▶ DATA ROWS

'''

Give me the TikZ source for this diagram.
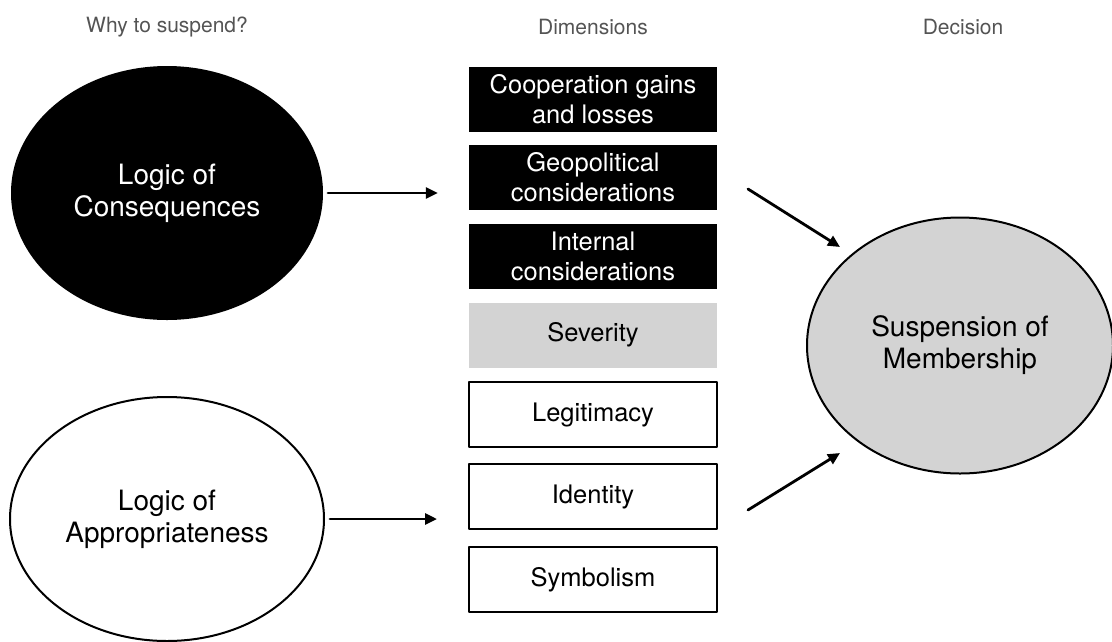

'''
'''

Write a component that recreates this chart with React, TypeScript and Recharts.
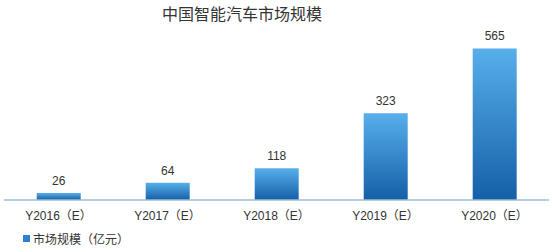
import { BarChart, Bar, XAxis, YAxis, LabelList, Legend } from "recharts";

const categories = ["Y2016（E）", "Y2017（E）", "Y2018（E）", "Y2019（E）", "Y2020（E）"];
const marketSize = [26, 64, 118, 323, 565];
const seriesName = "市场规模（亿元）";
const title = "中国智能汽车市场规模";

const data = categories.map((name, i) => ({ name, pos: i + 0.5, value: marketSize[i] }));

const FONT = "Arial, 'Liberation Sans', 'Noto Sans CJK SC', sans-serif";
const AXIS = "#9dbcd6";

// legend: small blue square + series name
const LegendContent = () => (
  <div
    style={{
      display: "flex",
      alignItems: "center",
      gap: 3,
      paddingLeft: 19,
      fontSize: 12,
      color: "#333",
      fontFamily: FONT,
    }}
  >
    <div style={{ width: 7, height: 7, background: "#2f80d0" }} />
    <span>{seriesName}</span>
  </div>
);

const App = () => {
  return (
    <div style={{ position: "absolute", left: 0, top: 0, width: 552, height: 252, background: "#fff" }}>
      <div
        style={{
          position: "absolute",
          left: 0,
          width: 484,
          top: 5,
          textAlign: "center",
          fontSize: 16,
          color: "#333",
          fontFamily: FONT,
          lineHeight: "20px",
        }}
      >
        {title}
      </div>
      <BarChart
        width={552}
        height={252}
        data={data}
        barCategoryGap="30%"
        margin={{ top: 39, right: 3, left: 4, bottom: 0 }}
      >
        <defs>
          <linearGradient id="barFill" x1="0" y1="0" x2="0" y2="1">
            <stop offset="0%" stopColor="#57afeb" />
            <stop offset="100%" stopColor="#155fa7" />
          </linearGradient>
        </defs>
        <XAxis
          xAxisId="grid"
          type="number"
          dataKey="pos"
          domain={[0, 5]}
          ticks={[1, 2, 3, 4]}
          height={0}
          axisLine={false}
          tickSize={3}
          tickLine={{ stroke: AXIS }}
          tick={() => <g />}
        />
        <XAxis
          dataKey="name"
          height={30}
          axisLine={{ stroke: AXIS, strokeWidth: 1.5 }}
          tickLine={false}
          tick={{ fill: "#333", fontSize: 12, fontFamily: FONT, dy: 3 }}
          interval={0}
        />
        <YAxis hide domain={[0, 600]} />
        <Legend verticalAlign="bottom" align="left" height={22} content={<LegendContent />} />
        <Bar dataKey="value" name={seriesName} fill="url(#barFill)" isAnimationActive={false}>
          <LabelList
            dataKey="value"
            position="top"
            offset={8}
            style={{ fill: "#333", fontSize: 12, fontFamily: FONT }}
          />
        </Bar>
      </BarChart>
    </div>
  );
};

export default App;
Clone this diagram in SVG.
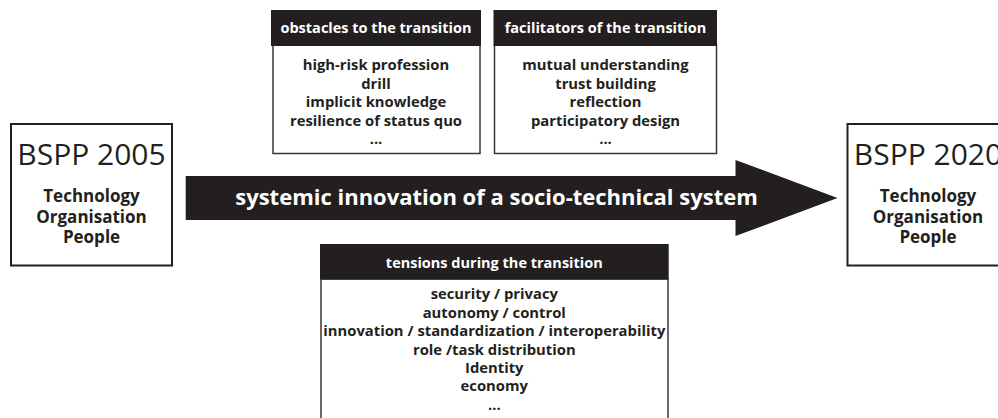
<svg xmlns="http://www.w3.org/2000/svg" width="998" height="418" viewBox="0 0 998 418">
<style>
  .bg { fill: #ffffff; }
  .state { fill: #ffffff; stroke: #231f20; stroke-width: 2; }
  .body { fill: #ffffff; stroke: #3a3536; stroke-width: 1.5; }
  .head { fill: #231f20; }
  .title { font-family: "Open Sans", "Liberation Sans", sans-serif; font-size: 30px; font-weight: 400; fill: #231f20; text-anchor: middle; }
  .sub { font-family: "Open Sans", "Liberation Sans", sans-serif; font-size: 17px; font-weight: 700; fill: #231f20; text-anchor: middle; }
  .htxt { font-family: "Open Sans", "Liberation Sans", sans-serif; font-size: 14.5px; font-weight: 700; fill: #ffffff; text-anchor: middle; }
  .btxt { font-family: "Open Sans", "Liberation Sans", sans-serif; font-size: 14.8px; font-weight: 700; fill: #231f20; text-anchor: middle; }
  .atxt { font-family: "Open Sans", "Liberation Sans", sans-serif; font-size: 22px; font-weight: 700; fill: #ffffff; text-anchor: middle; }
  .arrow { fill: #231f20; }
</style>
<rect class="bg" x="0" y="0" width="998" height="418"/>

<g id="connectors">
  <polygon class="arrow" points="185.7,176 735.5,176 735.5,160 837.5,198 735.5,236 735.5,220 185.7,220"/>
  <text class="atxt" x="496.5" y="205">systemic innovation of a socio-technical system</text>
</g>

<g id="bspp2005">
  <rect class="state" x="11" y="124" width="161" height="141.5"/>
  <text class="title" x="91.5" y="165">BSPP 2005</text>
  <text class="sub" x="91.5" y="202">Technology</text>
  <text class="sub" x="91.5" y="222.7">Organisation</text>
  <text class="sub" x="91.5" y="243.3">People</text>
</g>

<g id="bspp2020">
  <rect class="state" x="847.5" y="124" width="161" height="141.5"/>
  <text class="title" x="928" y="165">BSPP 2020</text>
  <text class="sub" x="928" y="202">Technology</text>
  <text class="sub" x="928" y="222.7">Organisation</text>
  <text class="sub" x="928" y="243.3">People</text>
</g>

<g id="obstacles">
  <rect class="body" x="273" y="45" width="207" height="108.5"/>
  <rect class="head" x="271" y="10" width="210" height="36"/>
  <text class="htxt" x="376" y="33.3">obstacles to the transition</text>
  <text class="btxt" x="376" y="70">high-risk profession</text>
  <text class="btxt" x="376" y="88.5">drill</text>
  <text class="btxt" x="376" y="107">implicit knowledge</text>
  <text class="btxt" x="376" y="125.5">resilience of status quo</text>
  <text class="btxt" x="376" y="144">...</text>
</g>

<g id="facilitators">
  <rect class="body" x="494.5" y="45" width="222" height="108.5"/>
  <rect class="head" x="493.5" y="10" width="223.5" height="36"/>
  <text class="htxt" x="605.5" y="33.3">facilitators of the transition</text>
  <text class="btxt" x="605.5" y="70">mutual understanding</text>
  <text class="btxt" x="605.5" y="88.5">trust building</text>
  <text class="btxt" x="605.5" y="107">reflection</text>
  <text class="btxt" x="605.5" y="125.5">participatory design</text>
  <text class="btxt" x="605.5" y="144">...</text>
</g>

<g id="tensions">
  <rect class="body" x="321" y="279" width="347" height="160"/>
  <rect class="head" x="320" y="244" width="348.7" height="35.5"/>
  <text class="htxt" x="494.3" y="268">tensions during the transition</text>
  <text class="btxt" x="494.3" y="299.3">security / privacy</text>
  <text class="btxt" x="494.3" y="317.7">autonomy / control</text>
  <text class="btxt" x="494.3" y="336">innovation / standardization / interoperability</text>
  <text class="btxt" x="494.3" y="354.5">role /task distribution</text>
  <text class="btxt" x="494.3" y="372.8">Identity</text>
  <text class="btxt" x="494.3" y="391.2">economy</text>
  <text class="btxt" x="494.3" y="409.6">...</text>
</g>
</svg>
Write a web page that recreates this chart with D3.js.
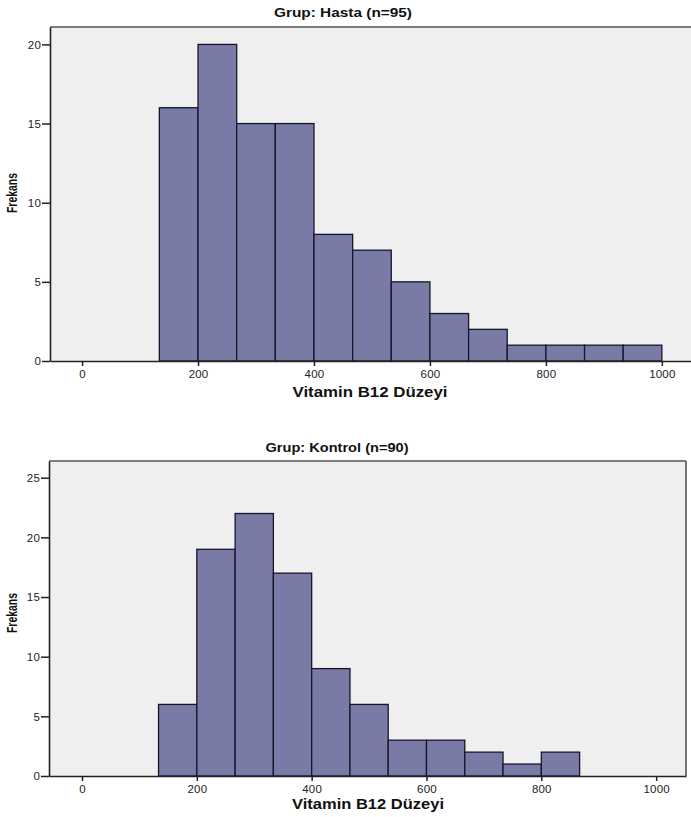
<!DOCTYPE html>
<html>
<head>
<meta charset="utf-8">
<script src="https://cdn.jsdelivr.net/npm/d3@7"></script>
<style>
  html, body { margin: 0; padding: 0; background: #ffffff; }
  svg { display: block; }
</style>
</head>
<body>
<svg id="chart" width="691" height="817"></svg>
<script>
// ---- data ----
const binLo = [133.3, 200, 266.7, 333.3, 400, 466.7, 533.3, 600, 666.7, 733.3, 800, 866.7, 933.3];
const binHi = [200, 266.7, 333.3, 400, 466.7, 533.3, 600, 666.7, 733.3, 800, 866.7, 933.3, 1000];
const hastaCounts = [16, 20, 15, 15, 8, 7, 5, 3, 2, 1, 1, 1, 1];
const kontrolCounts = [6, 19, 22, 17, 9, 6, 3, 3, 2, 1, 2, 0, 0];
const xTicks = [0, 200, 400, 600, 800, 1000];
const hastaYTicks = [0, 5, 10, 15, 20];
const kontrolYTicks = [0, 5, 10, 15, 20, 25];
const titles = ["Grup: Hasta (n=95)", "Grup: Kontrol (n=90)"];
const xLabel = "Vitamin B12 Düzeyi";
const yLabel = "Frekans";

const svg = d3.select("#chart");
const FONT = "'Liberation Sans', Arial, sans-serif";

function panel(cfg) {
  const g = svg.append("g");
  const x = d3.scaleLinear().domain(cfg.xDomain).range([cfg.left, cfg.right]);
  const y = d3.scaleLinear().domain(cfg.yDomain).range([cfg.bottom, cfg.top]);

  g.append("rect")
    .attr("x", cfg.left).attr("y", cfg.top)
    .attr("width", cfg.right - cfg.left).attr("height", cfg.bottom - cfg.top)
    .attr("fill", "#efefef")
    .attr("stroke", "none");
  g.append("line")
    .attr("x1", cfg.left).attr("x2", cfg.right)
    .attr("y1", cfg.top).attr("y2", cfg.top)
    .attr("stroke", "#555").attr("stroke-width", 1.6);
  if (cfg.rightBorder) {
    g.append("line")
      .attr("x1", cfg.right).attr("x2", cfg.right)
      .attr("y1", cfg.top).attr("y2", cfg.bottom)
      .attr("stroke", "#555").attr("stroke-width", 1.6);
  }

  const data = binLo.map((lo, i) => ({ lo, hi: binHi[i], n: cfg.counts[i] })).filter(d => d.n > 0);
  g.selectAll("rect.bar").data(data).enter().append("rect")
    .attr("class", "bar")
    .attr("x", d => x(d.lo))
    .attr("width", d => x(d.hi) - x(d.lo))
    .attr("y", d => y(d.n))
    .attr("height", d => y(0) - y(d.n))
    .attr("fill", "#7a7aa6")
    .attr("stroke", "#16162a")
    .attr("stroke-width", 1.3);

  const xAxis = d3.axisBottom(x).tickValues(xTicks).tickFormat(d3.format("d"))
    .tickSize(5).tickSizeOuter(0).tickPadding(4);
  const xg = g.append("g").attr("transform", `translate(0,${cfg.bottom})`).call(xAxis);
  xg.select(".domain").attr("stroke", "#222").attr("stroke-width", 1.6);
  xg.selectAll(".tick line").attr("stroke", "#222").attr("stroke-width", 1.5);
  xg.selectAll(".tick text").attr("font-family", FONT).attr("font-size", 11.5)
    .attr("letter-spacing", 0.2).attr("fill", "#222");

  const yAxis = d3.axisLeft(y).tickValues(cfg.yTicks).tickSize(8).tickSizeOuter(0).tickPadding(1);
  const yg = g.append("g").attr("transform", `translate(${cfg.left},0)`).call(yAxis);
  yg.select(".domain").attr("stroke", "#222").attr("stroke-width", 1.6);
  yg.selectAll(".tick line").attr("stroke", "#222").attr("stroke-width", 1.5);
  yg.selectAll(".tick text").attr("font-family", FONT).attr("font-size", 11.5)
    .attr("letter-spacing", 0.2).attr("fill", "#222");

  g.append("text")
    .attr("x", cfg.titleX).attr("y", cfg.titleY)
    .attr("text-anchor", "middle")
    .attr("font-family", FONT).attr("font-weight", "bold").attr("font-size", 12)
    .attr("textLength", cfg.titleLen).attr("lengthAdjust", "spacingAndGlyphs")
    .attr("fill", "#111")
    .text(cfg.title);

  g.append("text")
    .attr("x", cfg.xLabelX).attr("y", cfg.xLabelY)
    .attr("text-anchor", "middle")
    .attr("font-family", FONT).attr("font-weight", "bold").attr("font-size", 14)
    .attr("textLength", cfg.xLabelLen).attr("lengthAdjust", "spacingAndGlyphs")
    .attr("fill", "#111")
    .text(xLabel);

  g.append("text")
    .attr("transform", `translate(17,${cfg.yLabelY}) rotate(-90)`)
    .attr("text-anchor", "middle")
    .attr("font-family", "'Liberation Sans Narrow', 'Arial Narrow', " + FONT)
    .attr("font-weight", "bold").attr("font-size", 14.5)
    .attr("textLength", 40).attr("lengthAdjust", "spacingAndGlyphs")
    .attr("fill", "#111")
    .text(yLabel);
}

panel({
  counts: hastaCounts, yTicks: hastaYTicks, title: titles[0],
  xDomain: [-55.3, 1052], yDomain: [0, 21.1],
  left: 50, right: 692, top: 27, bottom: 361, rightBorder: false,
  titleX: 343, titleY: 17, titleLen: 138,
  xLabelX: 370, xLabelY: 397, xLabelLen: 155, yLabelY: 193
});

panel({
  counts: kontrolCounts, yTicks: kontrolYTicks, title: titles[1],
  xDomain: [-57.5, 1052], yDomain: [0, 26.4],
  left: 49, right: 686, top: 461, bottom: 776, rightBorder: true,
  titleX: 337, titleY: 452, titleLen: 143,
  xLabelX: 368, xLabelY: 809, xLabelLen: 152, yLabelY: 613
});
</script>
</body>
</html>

'''
'''

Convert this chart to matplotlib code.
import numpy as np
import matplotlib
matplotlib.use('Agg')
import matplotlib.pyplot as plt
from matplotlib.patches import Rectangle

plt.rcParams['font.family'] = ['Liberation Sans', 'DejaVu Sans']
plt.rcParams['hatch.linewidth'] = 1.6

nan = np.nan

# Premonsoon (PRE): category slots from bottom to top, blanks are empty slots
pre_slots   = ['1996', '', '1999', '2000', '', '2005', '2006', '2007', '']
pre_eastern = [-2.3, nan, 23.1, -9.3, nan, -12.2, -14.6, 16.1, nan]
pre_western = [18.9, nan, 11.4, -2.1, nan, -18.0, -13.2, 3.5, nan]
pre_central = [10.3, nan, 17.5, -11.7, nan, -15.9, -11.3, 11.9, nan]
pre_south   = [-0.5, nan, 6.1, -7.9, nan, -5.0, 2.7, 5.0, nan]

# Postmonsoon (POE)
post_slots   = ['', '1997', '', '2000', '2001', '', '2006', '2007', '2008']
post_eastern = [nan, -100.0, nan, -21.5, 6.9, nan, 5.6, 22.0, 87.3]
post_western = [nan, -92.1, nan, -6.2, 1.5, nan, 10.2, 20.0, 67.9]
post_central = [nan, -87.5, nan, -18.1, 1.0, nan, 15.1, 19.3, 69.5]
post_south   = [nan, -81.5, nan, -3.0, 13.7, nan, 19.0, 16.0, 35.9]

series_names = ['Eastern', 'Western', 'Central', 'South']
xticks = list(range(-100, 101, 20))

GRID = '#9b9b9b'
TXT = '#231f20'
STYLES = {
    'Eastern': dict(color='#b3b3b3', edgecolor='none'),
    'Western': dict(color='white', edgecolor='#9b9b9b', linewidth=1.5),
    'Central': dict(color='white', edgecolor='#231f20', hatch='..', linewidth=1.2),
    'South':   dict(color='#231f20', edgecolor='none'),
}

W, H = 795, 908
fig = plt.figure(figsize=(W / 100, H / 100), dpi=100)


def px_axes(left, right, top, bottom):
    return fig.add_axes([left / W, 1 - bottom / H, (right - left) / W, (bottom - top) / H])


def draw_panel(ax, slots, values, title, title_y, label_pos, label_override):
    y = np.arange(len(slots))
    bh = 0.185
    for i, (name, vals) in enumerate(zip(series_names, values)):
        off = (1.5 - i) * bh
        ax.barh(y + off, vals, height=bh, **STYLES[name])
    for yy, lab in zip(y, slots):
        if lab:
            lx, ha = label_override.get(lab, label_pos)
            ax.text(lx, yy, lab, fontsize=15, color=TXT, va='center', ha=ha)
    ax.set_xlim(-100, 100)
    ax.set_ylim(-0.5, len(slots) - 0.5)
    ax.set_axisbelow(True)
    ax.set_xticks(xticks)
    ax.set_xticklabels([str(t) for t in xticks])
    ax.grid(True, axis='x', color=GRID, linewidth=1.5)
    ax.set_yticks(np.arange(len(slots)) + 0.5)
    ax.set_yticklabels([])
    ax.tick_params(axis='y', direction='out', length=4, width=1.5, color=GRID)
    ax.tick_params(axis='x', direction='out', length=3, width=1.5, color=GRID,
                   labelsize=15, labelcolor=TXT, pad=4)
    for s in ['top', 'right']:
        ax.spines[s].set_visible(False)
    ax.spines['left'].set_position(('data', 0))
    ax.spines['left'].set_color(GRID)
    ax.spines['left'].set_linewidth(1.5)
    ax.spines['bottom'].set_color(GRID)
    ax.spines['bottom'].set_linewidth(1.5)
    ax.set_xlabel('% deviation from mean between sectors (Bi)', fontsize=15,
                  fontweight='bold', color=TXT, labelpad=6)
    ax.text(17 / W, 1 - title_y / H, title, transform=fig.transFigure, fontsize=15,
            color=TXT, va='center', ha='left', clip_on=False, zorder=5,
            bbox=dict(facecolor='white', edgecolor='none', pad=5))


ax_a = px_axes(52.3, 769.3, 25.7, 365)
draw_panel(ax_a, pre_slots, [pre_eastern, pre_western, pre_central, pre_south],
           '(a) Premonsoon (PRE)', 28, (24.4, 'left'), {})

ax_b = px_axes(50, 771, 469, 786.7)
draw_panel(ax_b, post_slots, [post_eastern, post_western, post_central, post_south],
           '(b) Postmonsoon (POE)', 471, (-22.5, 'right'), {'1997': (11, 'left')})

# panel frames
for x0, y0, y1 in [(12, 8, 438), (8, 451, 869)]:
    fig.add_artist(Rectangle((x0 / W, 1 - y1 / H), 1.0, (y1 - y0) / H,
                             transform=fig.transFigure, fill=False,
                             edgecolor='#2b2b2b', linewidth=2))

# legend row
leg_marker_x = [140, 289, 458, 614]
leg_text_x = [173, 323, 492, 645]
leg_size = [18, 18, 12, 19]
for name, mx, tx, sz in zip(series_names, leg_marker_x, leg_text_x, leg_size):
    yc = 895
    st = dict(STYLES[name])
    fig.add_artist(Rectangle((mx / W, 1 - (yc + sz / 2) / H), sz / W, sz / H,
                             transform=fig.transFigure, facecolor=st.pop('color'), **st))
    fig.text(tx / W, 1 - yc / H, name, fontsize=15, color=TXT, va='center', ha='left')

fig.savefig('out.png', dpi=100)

'''

▶ WHAT TO DO
Start at the line containing "Write a component" and stop at the line containing "YAxis, LabelList, Legend"; transcribe those lines exactly, skipping pictures.

▶ THE OUTPUT
Write a component that recreates this chart with React, TypeScript and Recharts.
import { BarChart, Bar, XAxis, YAxis, LabelList, Legend } from "recharts";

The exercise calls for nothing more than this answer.